The new scheme will cover 20% of working families' childcare costs up to a limit of £6,000 per year per child, meaning that up to £1,200 could be claimed for each child. The average cost of a part-time nursery place for a child under two in the UK is now over £5,000 per year

New details released today made clear that people on parental leave after the birth of a baby will qualify for any children they already have and parents who do not work because they are carers will also be eligible.

The consultation proposes that the scheme should run in conjunction with the school year, so that parents of eligible children can receive support with childcare costs for the full school year and all children in the same class are treated consistently.

The Resolution Foundation thinktank, which campaigns for low-income workers, warned that the bulk of the money will not go to the poorest households.

The thinktank's deputy chief executive Vidhya Alakeson said: "Our analysis shows that only a tiny fraction of the new money will benefit the lowest-income working families.
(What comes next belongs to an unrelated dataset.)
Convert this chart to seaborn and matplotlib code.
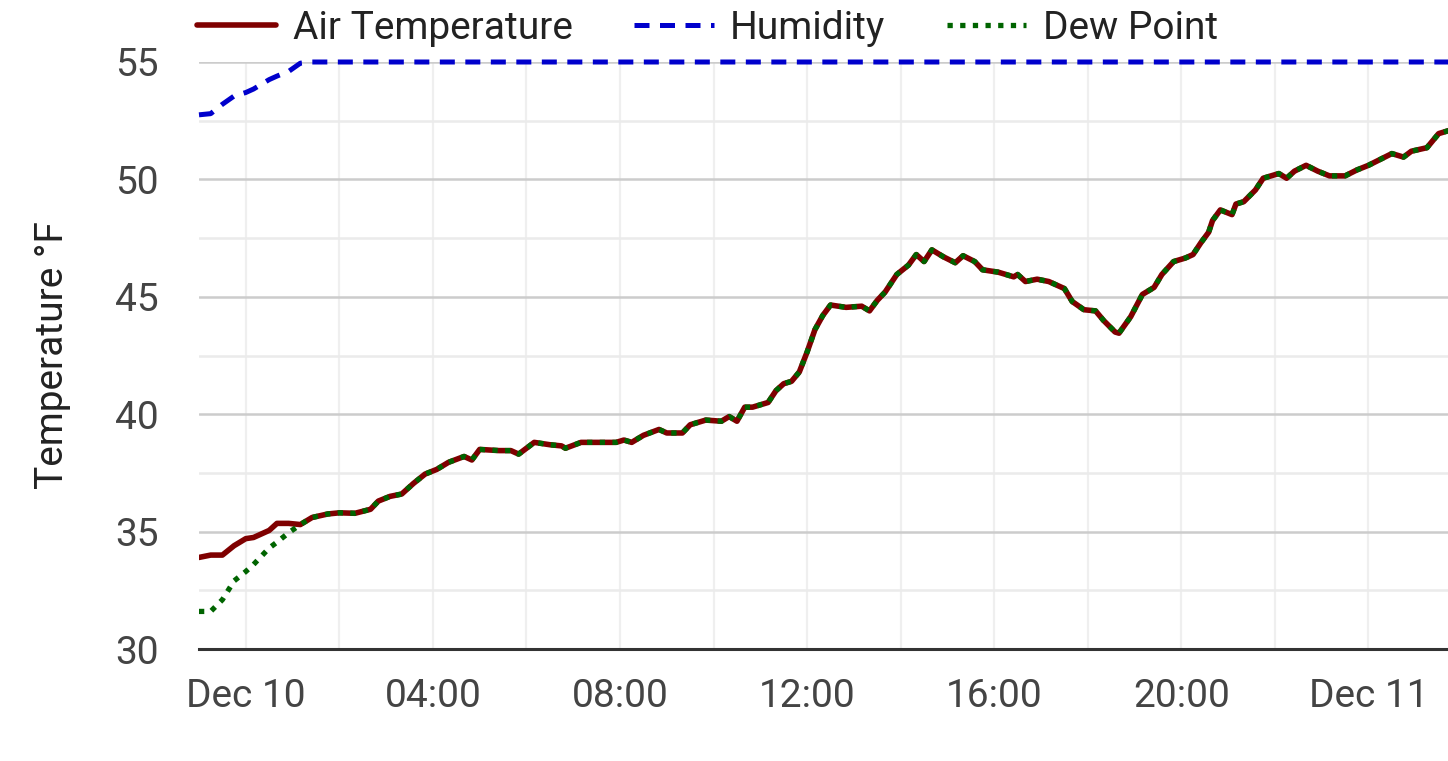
import pandas as pd
import matplotlib.pyplot as plt
import matplotlib.dates as mdates
from matplotlib.ticker import MultipleLocator, FuncFormatter
import seaborn as sns

# minutes after Dec 10 00:00 for each reading
minutes = [-60, -45, -30, -15, 0, 10, 30, 40, 55, 70, 85, 105, 120, 140, 160, 170, 185, 200,
           215, 230, 245, 260, 280, 290, 300, 325, 340, 350, 370, 390, 405, 410, 430, 460,
           475, 485, 495, 510, 530, 540, 560, 570, 590, 610, 620, 630, 640, 650, 670, 680,
           690, 700, 710, 720, 730, 740, 750, 770, 790, 800, 810, 820, 835, 850, 860, 870,
           880, 895, 910, 920, 935, 945, 965, 985, 990, 1000, 1015, 1030, 1050, 1060, 1075,
           1090, 1100, 1115, 1120, 1135, 1150, 1165, 1175, 1190, 1205, 1215, 1225, 1235,
           1240, 1250, 1265, 1270, 1280, 1295, 1305, 1325, 1335, 1345, 1360, 1375, 1390,
           1410, 1425, 1440, 1455, 1470, 1485, 1495, 1515, 1530, 1545]

air_temp = [33.9, 34.0, 34.0, 34.4, 34.7, 34.75, 35.05, 35.35, 35.35, 35.3, 35.6, 35.75, 35.8,
            35.78, 35.95, 36.3, 36.5, 36.6, 37.05, 37.45, 37.65, 37.95, 38.2, 38.05, 38.5,
            38.45, 38.45, 38.3, 38.8, 38.7, 38.65, 38.55, 38.8, 38.8, 38.8, 38.9, 38.8, 39.1,
            39.35, 39.2, 39.2, 39.55, 39.75, 39.7, 39.9, 39.7, 40.3, 40.3, 40.5, 41.0, 41.3,
            41.4, 41.8, 42.65, 43.6, 44.2, 44.65, 44.55, 44.6, 44.4, 44.85, 45.2, 45.95, 46.35,
            46.8, 46.5, 47.0, 46.7, 46.45, 46.75, 46.5, 46.15, 46.05, 45.85, 45.95, 45.65,
            45.75, 45.65, 45.35, 44.8, 44.45, 44.4, 44.0, 43.5, 43.45, 44.15, 45.1, 45.4,
            45.95, 46.5, 46.65, 46.8, 47.3, 47.75, 48.25, 48.7, 48.5, 48.95, 49.05, 49.55,
            50.05, 50.25, 50.05, 50.35, 50.6, 50.35, 50.15, 50.15, 50.4, 50.6, 50.85, 51.1,
            50.95, 51.2, 51.35, 51.95, 52.1]

dew_point = [31.6, 31.6, 32.1, 32.9, 33.3, 33.6, 34.3, 34.55, 34.95, 35.3, 35.6, 35.75, 35.8,
             35.78, 35.95, 36.3, 36.5, 36.6, 37.05, 37.45, 37.65, 37.95, 38.2, 38.05, 38.5,
             38.45, 38.45, 38.3, 38.8, 38.7, 38.65, 38.55, 38.8, 38.8, 38.8, 38.9, 38.8, 39.1,
             39.35, 39.2, 39.2, 39.55, 39.75, 39.7, 39.9, 39.7, 40.3, 40.3, 40.5, 41.0, 41.3,
             41.4, 41.8, 42.65, 43.6, 44.2, 44.65, 44.55, 44.6, 44.4, 44.85, 45.2, 45.95, 46.35,
             46.8, 46.5, 47.0, 46.7, 46.45, 46.75, 46.5, 46.15, 46.05, 45.85, 45.95, 45.65,
             45.75, 45.65, 45.35, 44.8, 44.45, 44.4, 44.0, 43.5, 43.45, 44.15, 45.1, 45.4,
             45.95, 46.5, 46.65, 46.8, 47.3, 47.75, 48.25, 48.7, 48.5, 48.95, 49.05, 49.55,
             50.05, 50.25, 50.05, 50.35, 50.6, 50.35, 50.15, 50.15, 50.4, 50.6, 50.85, 51.1,
             50.95, 51.2, 51.35, 51.95, 52.1]

humidity = [52.75, 52.8, 53.2, 53.55, 53.7, 53.85, 54.25, 54.4, 54.6, 54.95] + [55.0] * 107

base = pd.Timestamp('2023-12-10')
times = base + pd.to_timedelta(minutes, unit='min')
df = pd.DataFrame({'Time': times, 'Air Temperature': air_temp,
                   'Humidity': humidity, 'Dew Point': dew_point})

sns.set_theme(style='white')
plt.rcParams['font.family'] = ['Roboto', 'DejaVu Sans']

fig = plt.figure(figsize=(14.48, 7.61), dpi=100)
ax = fig.add_axes([199 / 1448, 1 - 649 / 761, 1 - 199 / 1448, 587 / 761])

sns.lineplot(data=df, x='Time', y='Air Temperature', ax=ax, color='#7f0000',
             linewidth=4.0, label='Air Temperature', zorder=3)
sns.lineplot(data=df, x='Time', y='Humidity', ax=ax, color='#0000cc',
             linewidth=3.6, linestyle=(0, (3.0, 2.1)), label='Humidity', zorder=3, clip_on=False)
sns.lineplot(data=df, x='Time', y='Dew Point', ax=ax, color='#006400',
             linewidth=3.8, linestyle=(0, (1, 1.4)), label='Dew Point', zorder=4)

ax.set_xlim(base - pd.Timedelta(minutes=60), base + pd.Timedelta(minutes=1542))
ax.set_ylim(30, 55)

# x ticks every 4 hours, grid every 2 hours
ax.xaxis.set_major_locator(mdates.HourLocator(byhour=range(0, 24, 4)))
ax.xaxis.set_minor_locator(mdates.HourLocator(byhour=range(0, 24, 2)))


def fmt_time(x, pos=None):
    d = mdates.num2date(x)
    if d.hour == 0 and d.minute == 0:
        return d.strftime('%b %d')
    return d.strftime('%H:%M')


ax.xaxis.set_major_formatter(FuncFormatter(fmt_time))
ax.yaxis.set_major_locator(MultipleLocator(5))
ax.yaxis.set_minor_locator(MultipleLocator(2.5))

ax.set_axisbelow(True)
ax.grid(which='both', axis='x', color='#efefef', linewidth=1.6)
ax.grid(which='minor', axis='y', color='#ebebeb', linewidth=1.8)
ax.grid(which='major', axis='y', color='#cccccc', linewidth=1.8)

for side in ['top', 'right', 'left']:
    ax.spines[side].set_visible(False)
ax.spines['bottom'].set_color('#333333')
ax.spines['bottom'].set_linewidth(2.2)

ax.tick_params(axis='both', which='both', length=0)
ax.tick_params(axis='x', labelsize=28, labelcolor='#444444', pad=21)
ax.tick_params(axis='y', labelsize=28, labelcolor='#444444', pad=29)

ax.set_xlabel('')
ax.set_ylabel('Temperature °F', fontsize=28, color='#222222', labelpad=32)

ax.legend(loc='center left', bbox_to_anchor=(-0.002, 1.057), ncol=3, frameon=False,
          fontsize=28, labelcolor='#222222', handlelength=2.05, handletextpad=0.42,
          columnspacing=1.58, borderpad=0, borderaxespad=0)

plt.savefig('out.png', dpi=100)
Just 160,000 families in the bottom 40% of the income distribution will qualify for extra help, compared to 1.7 million in the top 40% by income.
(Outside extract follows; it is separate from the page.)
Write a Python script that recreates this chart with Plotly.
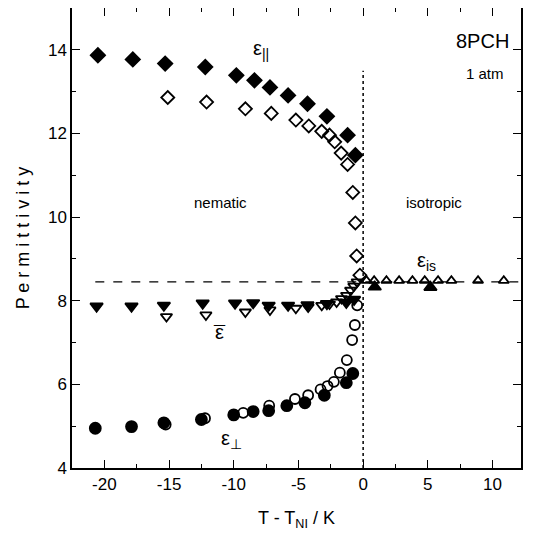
import plotly.graph_objects as go

# ---- data ----
T_par_filled = [-20.5, -17.8, -15.3, -12.2, -9.8, -8.4, -7.2, -5.8, -4.3, -2.8, -1.2, -0.6]
eps_par_filled = [13.87, 13.77, 13.67, 13.59, 13.39, 13.27, 13.10, 12.91, 12.71, 12.41, 11.96, 11.48]

T_par_open = [-15.1, -12.1, -9.1, -7.1, -5.2, -4.2, -3.2, -2.6, -2.2, -1.7, -1.2, -0.8, -0.6, -0.5, -0.25]
eps_par_open = [12.86, 12.75, 12.59, 12.48, 12.32, 12.18, 12.05, 11.96, 11.80, 11.53, 11.26, 10.59, 9.86, 9.07, 8.61]

T_mean_filled = [-20.6, -17.9, -15.4, -12.4, -9.9, -8.5, -7.3, -5.8, -4.3, -2.8, -1.3, -0.7]
eps_mean_filled = [7.87, 7.87, 7.89, 7.94, 7.94, 7.95, 7.89, 7.89, 7.90, 7.93, 7.96, 8.03]

T_mean_open = [-15.2, -12.15, -9.1, -7.2, -5.2, -4.25, -3.2, -2.6, -2.05, -1.67, -1.28, -0.97, -0.72, -0.46]
eps_mean_open = [7.62, 7.66, 7.73, 7.78, 7.82, 7.85, 7.89, 7.92, 7.97, 8.05, 8.13, 8.25, 8.35, 8.45]

T_perp_filled = [-20.7, -17.9, -15.4, -12.5, -10.0, -8.5, -7.3, -5.9, -4.5, -3.0, -1.3, -0.8]
eps_perp_filled = [4.95, 4.99, 5.08, 5.16, 5.27, 5.35, 5.37, 5.49, 5.56, 5.74, 6.04, 6.26]

T_perp_open = [-15.26, -12.22, -9.27, -7.26, -5.27, -4.25, -3.29, -2.75, -2.26, -1.8, -1.26, -0.85, -0.64, -0.46]
eps_perp_open = [5.04, 5.19, 5.32, 5.49, 5.65, 5.74, 5.88, 5.96, 6.06, 6.28, 6.58, 7.06, 7.42, 7.89]

T_iso_open = [0.26, 0.85, 1.8, 2.78, 3.81, 4.76, 5.79, 6.82, 8.88, 10.87]
eps_iso_open = [8.48, 8.48, 8.48, 8.48, 8.48, 8.48, 8.48, 8.48, 8.48, 8.48]

T_iso_filled = [0.9, 5.2]
eps_iso_filled = [8.33, 8.32]

eps_iso_level = 8.45
T_iso_line = [-20.7, 12.2]
T_NI = 0.0
eps_NI_line = [4.0, 13.5]

x_tickvals = [-20, -15, -10, -5, 0, 5, 10]
x_ticktext = ["-20", "-15", "-10", "-5", "0", "5", "10"]
y_tickvals = [4, 6, 8, 10, 12, 14]
y_ticktext = ["4", "6", "8", "10", "12", "14"]

FONT = "Liberation Sans, Arial, sans-serif"

fig = go.Figure()

# reference lines
fig.add_trace(go.Scatter(x=T_iso_line, y=[eps_iso_level] * 2, mode="lines",
                         line=dict(color="black", width=1.2, dash="dash"), showlegend=False))
fig.add_trace(go.Scatter(x=[T_NI, T_NI], y=eps_NI_line, mode="lines",
                         line=dict(color="black", width=1.5, dash="dot"), showlegend=False))

def add(x, y, symbol, size):
    fig.add_trace(go.Scatter(
        x=x, y=y, mode="markers", showlegend=False,
        marker=dict(symbol=symbol, size=size, color="black",
                    line=dict(color="black", width=1.8)),
    ))

add(T_par_open, eps_par_open, "diamond-open", 10)
add(T_par_filled, eps_par_filled, "diamond", 11)
add(T_mean_open, eps_mean_open, "triangle-down-open", 10)
add(T_mean_filled, eps_mean_filled, "triangle-down", 11)
add(T_perp_open, eps_perp_open, "circle-open", 10)
add(T_perp_filled, eps_perp_filled, "circle", 11)
add(T_iso_open, eps_iso_open, "triangle-up-open", 9)
add(T_iso_filled, eps_iso_filled, "triangle-up", 11)

annotations = [
    dict(x=-7.9, y=14.0, text="ε<sub>||</sub>", size=20),
    dict(x=9.2, y=14.22, text="8PCH", size=20),
    dict(x=9.4, y=13.44, text="1 atm", size=15),
    dict(x=-11.0, y=10.34, text="nematic", size=15),
    dict(x=5.5, y=10.34, text="isotropic", size=15),
    dict(x=4.9, y=8.95, text="ε<sub>is</sub>", size=20),
    dict(x=-11.1, y=7.25, text="ε", size=20),
    dict(x=-11.1, y=7.22, text="\u00af", size=20),
    dict(x=-10.2, y=4.68, text="ε<sub>⊥</sub>", size=20),
]
for a in annotations:
    fig.add_annotation(x=a["x"], y=a["y"], text=a["text"], showarrow=False,
                       font=dict(family=FONT, size=a["size"], color="black"))

axis_common = dict(
    showline=True, linecolor="black", linewidth=1.5, mirror="ticks",
    ticks="inside", ticklen=8, tickwidth=1.3, tickcolor="black",
    showgrid=False, zeroline=False, automargin=False,
    tickfont=dict(family=FONT, size=17, color="black"),
)

fig.update_xaxes(range=[-22.5, 12.2], tickvals=x_tickvals, ticktext=x_ticktext,
                 minor=dict(ticks="inside", dtick=2.5, tick0=0, ticklen=4, tickcolor="black", showgrid=False),
                 title=dict(text="T - T<sub>NI</sub> / K", font=dict(family=FONT, size=18, color="black"), standoff=18),
                 **axis_common)
fig.update_yaxes(range=[4, 15], tickvals=y_tickvals, ticktext=y_ticktext,
                 minor=dict(ticks="inside", dtick=1, tick0=0, ticklen=4, tickcolor="black", showgrid=False),
                 title=dict(text="P e r m i t t i v i t y", font=dict(family=FONT, size=18, color="black"), standoff=14),
                 **axis_common)

# page body has an 8 px default margin, so the figure is sized/offset to compensate
fig.update_layout(width=534, height=529, margin=dict(l=64, r=21, t=0, b=69),
                  plot_bgcolor="white", paper_bgcolor="white", font=dict(family=FONT))

fig.write_html("out.html")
"Within universal credit, support will only go to higher income households. More than 900,000 working families with children who will receive universal credit will be excluded from extra childcare support because they do not earn enough to pay income tax. These are families where at least one parent is in low-paid, part-time work.

"It's crucial that, following this consultation, the Government adapts its scheme to help the poorest working families - the very people who find high childcare costs the biggest barrier to work."
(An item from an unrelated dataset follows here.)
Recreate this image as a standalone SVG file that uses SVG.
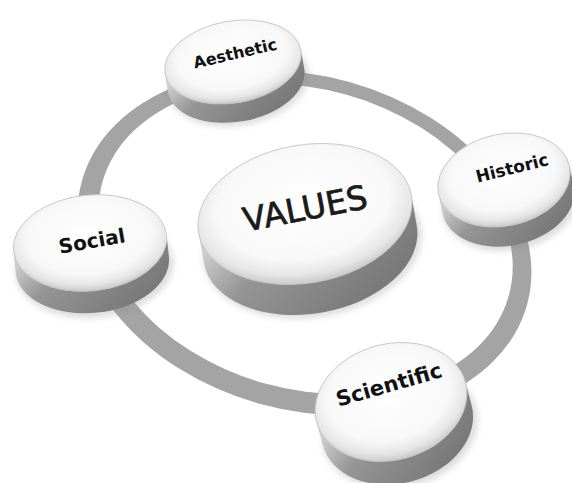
<svg xmlns="http://www.w3.org/2000/svg" width="572" height="483" viewBox="0 0 572 483">
  <style>
    .face { fill: url(#faceGrad); stroke: #c0c0c0; stroke-width: 0.8; }
    .side { fill: url(#sideGrad); }
    .shadow { fill: #8c8c8c; opacity: 0.3; filter: url(#soft); }
    .label { font-family: "DejaVu Sans", "Liberation Sans", sans-serif; font-weight: bold; fill: #111; text-anchor: middle; }
    .title { font-family: "DejaVu Sans", "Liberation Sans", sans-serif; font-weight: normal; fill: #1a1a1a; stroke: #1a1a1a; stroke-width: 0.7; text-anchor: middle; }
  </style>
  <defs>
    <radialGradient id="faceGrad" cx="0.5" cy="0.42" r="0.58">
      <stop offset="0" stop-color="#ffffff"/>
      <stop offset="0.7" stop-color="#f8f8f8"/>
      <stop offset="0.88" stop-color="#e6e6e6"/>
      <stop offset="1" stop-color="#c9c9c9"/>
    </radialGradient>
    <linearGradient id="sideGrad" x1="0" y1="0.2" x2="1" y2="0.8">
      <stop offset="0" stop-color="#cfcfcf"/>
      <stop offset="0.3" stop-color="#959595"/>
      <stop offset="1" stop-color="#737373"/>
    </linearGradient>
    <filter id="soft" x="-20%" y="-20%" width="140%" height="140%">
      <feGaussianBlur stdDeviation="3"/>
    </filter>
  </defs>

  <rect width="572" height="483" fill="#ffffff"/>

  <!-- ring linking the outer discs -->
  <g id="connectors">
    <path transform="translate(305,241) rotate(15.6)" fill="#a4a4a4" fill-rule="evenodd"
          d="M -231,2 a231,167 0 1 0 462,0 a231,167 0 1 0 -462,0 Z
             M -211,-2 a211,150 0 1 0 422,0 a211,150 0 1 0 -422,0 Z"/>
  </g>

  <!-- central disc -->
  <g id="values">
    <g transform="translate(305,214) rotate(-10)">
      <ellipse class="shadow" cx="2" cy="33" rx="110" ry="71"/>
      <path class="side" d="M -108,0 A108,69 0 0 0 108,0 L 108,31 A108,69 0 0 1 -108,31 Z"/>
      <ellipse class="face" cx="0" cy="0" rx="108" ry="69"/>
    </g>
    <text class="title" font-size="33" transform="translate(305,208) rotate(-11)" y="12">VALUES</text>
  </g>

  <g id="aesthetic">
    <g transform="translate(233,62) rotate(-10)">
      <ellipse class="shadow" cx="2" cy="21" rx="71" ry="43"/>
      <path class="side" d="M -69,0 A69,41 0 0 0 69,0 L 69,19 A69,41 0 0 1 -69,19 Z"/>
      <ellipse class="face" cx="0" cy="0" rx="69" ry="41"/>
    </g>
    <text class="label" font-size="16" transform="translate(235,53) rotate(-13)" y="6">Aesthetic</text>
  </g>

  <g id="historic">
    <g transform="translate(504,180) rotate(-12)">
      <ellipse class="shadow" cx="2" cy="23" rx="69" ry="48"/>
      <path class="side" d="M -67,0 A67,46 0 0 0 67,0 L 67,20 A67,46 0 0 1 -67,20 Z"/>
      <ellipse class="face" cx="0" cy="0" rx="67" ry="46"/>
    </g>
    <text class="label" font-size="17" transform="translate(512,168) rotate(-14)" y="6">Historic</text>
  </g>

  <g id="social">
    <g transform="translate(90,243) rotate(-6)">
      <ellipse class="shadow" cx="2" cy="25" rx="79" ry="50"/>
      <path class="side" d="M -77,0 A77,48 0 0 0 77,0 L 77,22 A77,48 0 0 1 -77,22 Z"/>
      <ellipse class="face" cx="0" cy="0" rx="77" ry="48"/>
    </g>
    <text class="label" font-size="20" transform="translate(92,241) rotate(-10)" y="7">Social</text>
  </g>

  <g id="scientific">
    <g transform="translate(391,402) rotate(-15)">
      <ellipse class="shadow" cx="2" cy="27" rx="79" ry="60"/>
      <path class="side" d="M -77,0 A77,58 0 0 0 77,0 L 77,24 A77,58 0 0 1 -77,24 Z"/>
      <ellipse class="face" cx="0" cy="0" rx="77" ry="58"/>
    </g>
    <text class="label" font-size="21" transform="translate(389,385) rotate(-16)" y="7">Scientific</text>
  </g>
</svg>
Labour families spokeswoman Sharon Hodgson said: "Only David Cameron's Government could be so out of touch that they expect families to be grateful for help with childcare in 2015 when they've already seen costs spiraling and support taken away.

"This Government has hit hard-working parents. Families with two children have already lost up to £1,500 in childcare tax credit.

"This Government promised to be the most family-friendly ever, but hard-working parents have lost out while millionaires get a tax cut."

Neil Leitch, chief executive of the Pre-School Learning Alliance, which represents childcare providers, said the voucher scheme was unfair to stay-at-home mums.

"In the recent More Affordable Childcare document the Government gives a ringing endorsement of those parents who choose to stay at home and look after their children, saying they have 'the Government's full support'," said Mr Leitch. "However, when it comes to practical support that's where it stops, with the Government giving priority to a 'get back to work' policy.

"This tax break does nothing to support those who choose to sacrifice their salary and put their careers on hold to stay at home and look after their young children.

"We are disappointed that this £1,200 tax break will be dependent on both parents working and flies in the face of pre-election rhetoric where several MPs spoke of ensuring support for families in this way. To now offer this money to a couple whose dual earnings could reach £300,000 but not to a couple earning a fraction of this amount who choose to have one parent stay at home seems perverse.

"We would prefer the Government to properly fund universal childcare provision for all families, regardless of income. Instead, this seems to be more about dangling a £1,200 carrot to tempt mums back to work rather than providing real childcare choices."

Katie O'Donovan of parenting website Mumsnet said: "Mumsnet users have been calling for help with the ever-rising cost of childcare, which is a serious impediment to many mothers returning to work after children, for some time, so we welcome the additional funding going into this scheme.

"However there is concern that single-parent households might lose out whilst some very high earning two-parent households will benefit.

"A couple could earn £300,000 a year and still benefit. That doesn't seem sensible and is inconsistent with other cuts, such as those to child benefit and to childcare tax credit. Another concern is that the current workplace vouchers be phased out rather than summarily scrapped, which would lead to some parents of older children being left worse off.